In case you're curious how this situation arises: foo.h resides in a symlinked folder. The symlink may point to the foolib-1.0 folder, the foolib-2.0 folder, etc. When the symlink points at a different version of the library, even an older version, foo_user.cpp should be rebuilt. If I simply specifiy symlinkfolder/foo.h as a dependency of foo_user.cpp, make only pays attention to the timestamp of foo.h, not the timestamp of the symlink'd directory through which foo.h is accessed. I can't add the symlink itself as a dependency, because the make rule is generated by the compiler (GCC has a special flag that when given causes it to output a make rule for all the headers a source file depends on).
I'm trying to understand why you can't just add the symlink as a dependency. I imagine your automatic dependencies are on one line, but you can have as many as you want.
x.o: a.h b.h
x.o: c.h
x.o: d.h
But having said that, it seems likely that make will stat the symlink's target, and not the symlink itself, so that may not DTRT. I suppose you could just touch a file somewhere whenever you make the symlink, but I also suppose you've already thought of that...
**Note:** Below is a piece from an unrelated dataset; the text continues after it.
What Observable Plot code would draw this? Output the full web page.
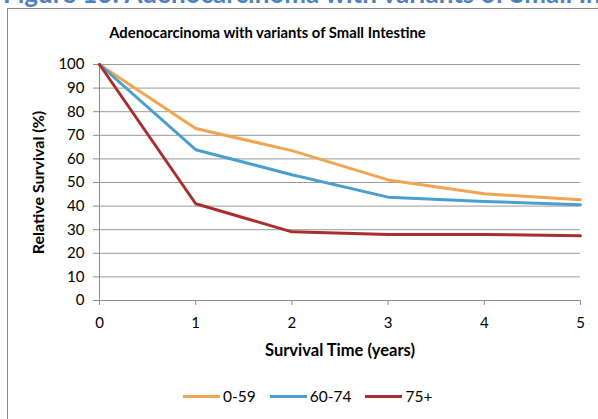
<!DOCTYPE html>
<html>
<head>
<meta charset="utf-8">
<script src="https://cdn.jsdelivr.net/npm/d3@7"></script>
<script src="https://cdn.jsdelivr.net/npm/@observablehq/plot@0.6"></script>
<style>
  body { margin: 0; background: #fff; }
  #wrap { position: relative; width: 598px; height: 419px; overflow: hidden; font-family: Lato, "Open Sans", sans-serif; color: #000; }
  #fig { position: absolute; left: 3px; top: -23px; font-size: 26px; font-weight: bold; color: #4f81bd; white-space: nowrap; }
  #frame { position: absolute; left: 7px; top: 8px; width: 700px; height: 500px; border-left: 1px solid #8c8c8c; border-top: 1px solid #8c8c8c; }
  #title { position: absolute; left: 0; width: 535px; top: 23px; text-align: center; font-weight: bold; font-size: 14.8px; }
  #chart { position: absolute; left: 0; top: 44px; }
  #legend { position: absolute; top: 387px; left: 183px; display: flex; align-items: center; font-size: 15.5px; white-space: nowrap; }
  #legend .item { display: flex; align-items: center; margin-right: 14px; }
  #legend .sw { display: inline-block; width: 37px; height: 3px; margin-right: 3px; }
</style>
</head>
<body>
<div id="wrap">
  <div id="fig">Figure 10: Adenocarcinoma with variants of Small Intestine</div>
  <div id="frame"></div>
  <div id="title">Adenocarcinoma with variants of Small Intestine</div>
  <div id="chart"></div>
  <div id="legend"></div>
</div>
<script>
// Relative survival by age group, years 0–5 after diagnosis
const years = [0, 1, 2, 3, 4, 5];
const age0to59 = [100, 72.9, 63.5, 51.1, 45.2, 42.7];
const age60to74 = [100, 63.9, 53.3, 43.8, 42.0, 40.6];
const age75plus = [100, 41.0, 29.1, 28.0, 28.0, 27.4];

const seriesNames = ["0-59", "60-74", "75+"];
const seriesColors = ["#f0a650", "#4b9fcf", "#a82f2f"];
const yTicks = [0, 10, 20, 30, 40, 50, 60, 70, 80, 90, 100];
const xLabel = "Survival Time (years)";
const yLabel = "Relative Survival (%)";

const rows = [];
[age0to59, age60to74, age75plus].forEach((vals, i) => {
  vals.forEach((v, j) => rows.push({ group: seriesNames[i], year: years[j], value: v }));
});

const chart = Plot.plot({
  width: 598,
  height: 330,
  marginLeft: 99,
  marginRight: 18,
  marginTop: 20,
  marginBottom: 74,
  style: { fontFamily: "Lato, 'Open Sans', sans-serif", fontSize: "15px", color: "#000", background: "transparent" },
  x: { domain: [0, 5], label: null },
  y: { domain: [0, 100], label: null },
  color: { domain: seriesNames, range: seriesColors },
  marks: [
    Plot.ruleY(yTicks.slice(1), { stroke: "#9a9a9a", strokeWidth: 1 }),
    Plot.axisX({ ticks: years, tickFormat: d3.format("d"), tickSize: 5, tickPadding: 12, stroke: "#8c8c8c", label: null }),
    Plot.axisY({ ticks: yTicks, tickSize: 6, tickPadding: 9, stroke: "#8c8c8c", label: null }),
    Plot.ruleY([0], { stroke: "#8c8c8c" }),
    Plot.ruleX([0], { stroke: "#8c8c8c" }),
    Plot.line(rows, { x: "year", y: "value", z: "group", stroke: "group", strokeWidth: 3, strokeLinejoin: "round" }),
    Plot.text([xLabel], { frameAnchor: "bottom", dy: 55, fontWeight: "bold", fontSize: 16.5 }),
    Plot.text([yLabel], { frameAnchor: "left", dx: -61, rotate: -90, textAnchor: "middle", fontWeight: "bold", fontSize: 16 })
  ]
});
document.getElementById("chart").appendChild(chart);

// Legend beneath the plot
const legend = d3.select("#legend");
seriesNames.forEach((name, i) => {
  const item = legend.append("div").attr("class", "item");
  item.append("span").attr("class", "sw").style("background", seriesColors[i]);
  item.append("span").text(name);
});
</script>
</body>
</html>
You could have a rule that runs ls -id link/. > test, which will put the inode number of the link target directory in test. You could then cmp test save, where save is from the last run. You could then have that make rule do make clean && make target if they are different.
targetwrapper:
ls -id link/. > test
cmp test save || make clean
make realtarget
cp test save
clean:
echo cleaned
realtarget:
echo made
No, Make does not support this. You may wish to consider using another build system such as SCons, which does not rely solely on the timestamp but actually computes the MD5 hash of source files and bases its decisions on the hashes.
From "What makes SCons better?" on its web site:
Reliable detection of build changes using MD5 signatures; optional, configurable support for traditional timestamps.
While make doesn't support it out of the box, you can program it.
include more_deps
ifneq ($(MAKE_RESTARTS),)
more_deps:
if (foolink.old differs from what foolink points to) ; then \
readlink foolink > foolink.old ; \
echo "foo_user: foolink_trigger" > more_deps ; \
touch foolink_trigger ; \
else \
echo "" > more_deps ;\
fi
endif
foo_user: foo_user.cpp
g++ $^ -o $#
Here you include makefile more_deps which sometimes will include the dependency on the symlink's trigger. Trigger is a special intermediate flie, all the meaningful informaion in which is its timestamp. When the symlink changes, the timestamp of the trigger is updated to current time (see touch), thus making foo_user outdated and it is the rebuilt.
include and MAKE_RESTARTS are needed to restart make after calculating the dependency described above. If the makefile being included is a target itself, the target is considered to be rebuilt, is rebuilt and then make restarts and re-reads makefile. But when it reads makefile for the second time, it doesn't see more_deps as a target, because MAKE_RESTARTS variable expands to non-empty string.
In fact, the line with if can sound like this:
more_deps:
if (any condition you want with $(VARIABLES) possible!) ; then \
update a file that holds the previous state ;\
...
Through which process do you change the symlink? You could add a make clean type of action to the script that changes the symlink.
You could also set up a "header working folder" in with you let make copy your header files, where the copied header files are dependent on their original and the symlink. The dependencies generated by GCC only take the working headers into account and won't clash with your copy headers into the working folder part of your Makefile.